Besonders betroffen sind die Schwellenländer, die auf ausländisches Kapital dringend angewiesen sind. Die Bank für Internationalen Zahlungsverkehr (BIZ) - quasi die Denkschmiede der großen Notenbanken - weist schon seit längerem auf die starke Zunahme der Verschuldung in Dollar in den Schwellenländern als potenzielle Gefahr hin. Nach ihren Berechnungen hat sich das Volumen der ausstehenden Fremdwährungskredite in Dollar dort seit der Finanzkrise 2008 in etwa verdoppelt und liegt mittlerweile bei 3,6 Billionen Dollar.
Aus Sicht der BIZ-Fachleute macht dies Schwellenländer verwundbar, sollte die US-Währung weiter kräftig aufwerten. "In der Vergangenheit haben solche Schwachstellen zu einer Reihe von Problemen geführt, nicht zuletzt zu Rezessionen", so BIZ-Generaldirektor Agustin Carstens unlängst. Das gestiegene Engagement ausländischer Investoren an den Finanzmärkten in diesen Ländern sorgt aus Sicht der BIZ nicht unbedingt für mehr Stabilität. Denn damit nehme auch das Risiko zu, dass im Fall von Verwerfungen ausländisches Kapital abgezogen werde.
Der Dollar-Kursanstieg in den vergangenen Monaten hat nach Einschätzung von Carstens bereits für Anspannungen gesorgt. "Dies trifft insbesondere auf die anfälligsten aufstrebenden Volkswirtschaften zu, allen voran Argentinien und die Türkei, aber - in geringerem Maße - auch andere Länder." Es sei noch unklar, ob sich dies ausbreiten werde. Kapitalabflüsse seien aber schon erkennbar. Seit März hat die US-Währung mehr als sechs Prozent gewonnen.

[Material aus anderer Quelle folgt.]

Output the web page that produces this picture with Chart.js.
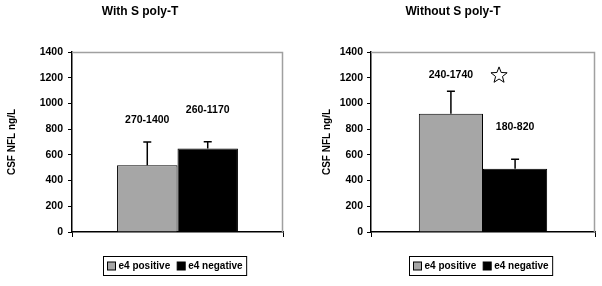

Das Umfeld bleibt also für viele Marktteilnehmer herausfordernd. Doch einige wittern gerade deshalb Renditechancen. "Wir sehen den jüngsten Ausverkauf als technische Korrektur nach zwei Jahren starker Zuflüsse", sagt Sergio Paz vom Vermögensverwalter BlackRock. Viele Experten sind überzeugt, dass der stetig wachsende Wohlstand in Schwellenländern die Nachfrage in Bereichen wie Konsum, Gesundheit, Versicherungen auch künftig antreiben wird. "Natürlich sind wir vorsichtig und behalten Ereignisse, Mittelzuflüsse und unsere Positionierungen im Blick", so Luc D’Hooge, der das Geschäft mit Schwellenländer-Anleihen beim Vermögensverwalter Vontobel verantwortet. "Wenn aber die gesamte Anlageklasse unter den Problemen einiger weniger Länder leidet und allgemeine Nervosität herrscht, ist das eine Zeit, in der sich die besten Anlagechancen bieten." Nur eines sollten Anleger in diesen Zeiten sein - sturmerprobt.